Burgess attributes this to the power a community has to shape the identity that someone has, and for Harish, that was exactly the case.

Harish spent her childhood between being a minority in North Carolina, then a part of the majority in Cupertino. In Cary, NC, she was one of the only Indian kids in her class, and because of that she became hyper-aware of people’s judgements the way she looked, the way she spoke. Even the food she ate.  

For something as simple as a school lunch, her parents renamed the familiar soft and savory Dosa as “smaller sweeter pancakes” to encourage her to take Indian food.

“‘What if people ask me [about my food]?’,” Harish said. “Like I’d always tell [my parents] that and that went on like even after I moved [to Cupertino].”

Finding a sense of self

It was the Fourth of July, Xiao recalled. The bursts of red and blue could be seen from the windows of the plane, and the pilot warned everyone to remain seated.

But one Chinese family ran frantically around the plane, trying to look out the window and marvel at the sight.

“I was like ‘oh god’,” Xiao said. “Like part of me felt that they were ruining some kind of [Chinese] reputation, and I know it’s really stupid but a little part of me felt didn’t want to be associated with that kind of image.”

She felt as though there was a stereotypical view of what a Chinese family looked like, and she wanted to prove that she and her family weren’t like that.

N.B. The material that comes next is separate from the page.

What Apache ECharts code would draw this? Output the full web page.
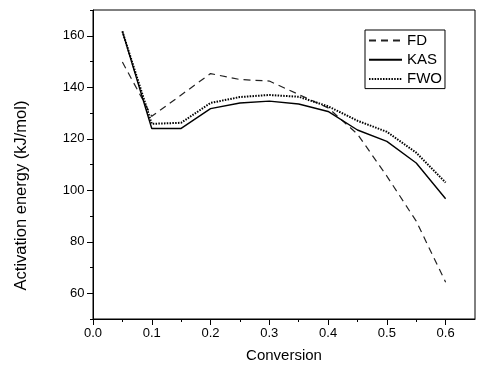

In the short stories that Xiao wrote for fun when she was younger, the heroines would be white and she would particularly give them white last names. Although it seemed unintentional at the time, Xiao looks back on it as a reflection of what she aspired to be, her dream self.

“I wanted to be white, that’s the thing,” Xiao said. “I wanted to be white because it was easier and you fit societal norms of beauty.”

In a similar sense, Harish remembers being called “whitewashed” after moving back from North Carolina. She had tried so hard to blend in with the predominantly white community there, but after moving to Silicon Valley she was still perceived differently, regardless of the people she was surrounded by.

“The way that they say the [whitewashed], it’s like they’re giving you a race,” Harish said. “Like ‘oh you’re Indian but you’re not Indian, oh… if I give you Indian clothes you wouldn’t know how to put them on’.”

That way of placing labels on someone is what Burgess sees happening because he’s biracial. With receiving questions like “are you more white or more Asian” or “if you had to choose one…” it becomes difficult to communicate his identity to others.

“People have the urge to categorize and I just want to be myself,” Burgess said. “Like why do I have to be more of one than the other… that’s not how I was created.”

Accepting the reality

As Harish found a group of friends that she could connect to, she saw how she could be herself in every aspect as long as she had the right community.

“I might as well just embrace who I am because I can’t change it, and being someone I’m not isn’t going to help me, isn’t going to help my family,” Harish said. “It’s going to end up hurting them and the last thing I’d want to do is hurt anyone.”

Burgess has also been able to accept being half Chinese and half white through accepting other people’s judgements and making sure that they don’t change how he sees himself.

“As I’ve grown older I’ve been able to value both sides [of my identity], and yeah I’ve definitely come to terms with it and I embrace it,” Burgess said. “It’s what makes me unique and special.”

For Xiao, the Chinese-American identity that she felt she couldn’t fully connect with was slowly making more sense. She began to read books like the “Joy Luck Club” and “Bitter Melon” with characters that she related to, rather than those that she aspired to be because of their acceptance in the mainstream media. She was able to connect with people from outside the Bay Area through a program called the Mosaic Project, which brings together children from all kinds of diverse backgrounds to empower and educate them on their community.  

She didn’t have to be the girl with red hair and green eyes, she didn’t have to have a white last name, she didn’t have to be paler.

She was happy with being Victoria Xiao, the Asian-American girl who’s passionate about being a social worker in the future, who loves feminism and who wants to make a difference.

“I was like ‘hell yeah!’, I’m Asian-American and I have a voice that is different and I can use it as a benefit that allows me to connect with other people,” Xiao said. “I know for a lot people it doesn’t come as sudden as that, but I did and I’m really lucky that it did [for me].”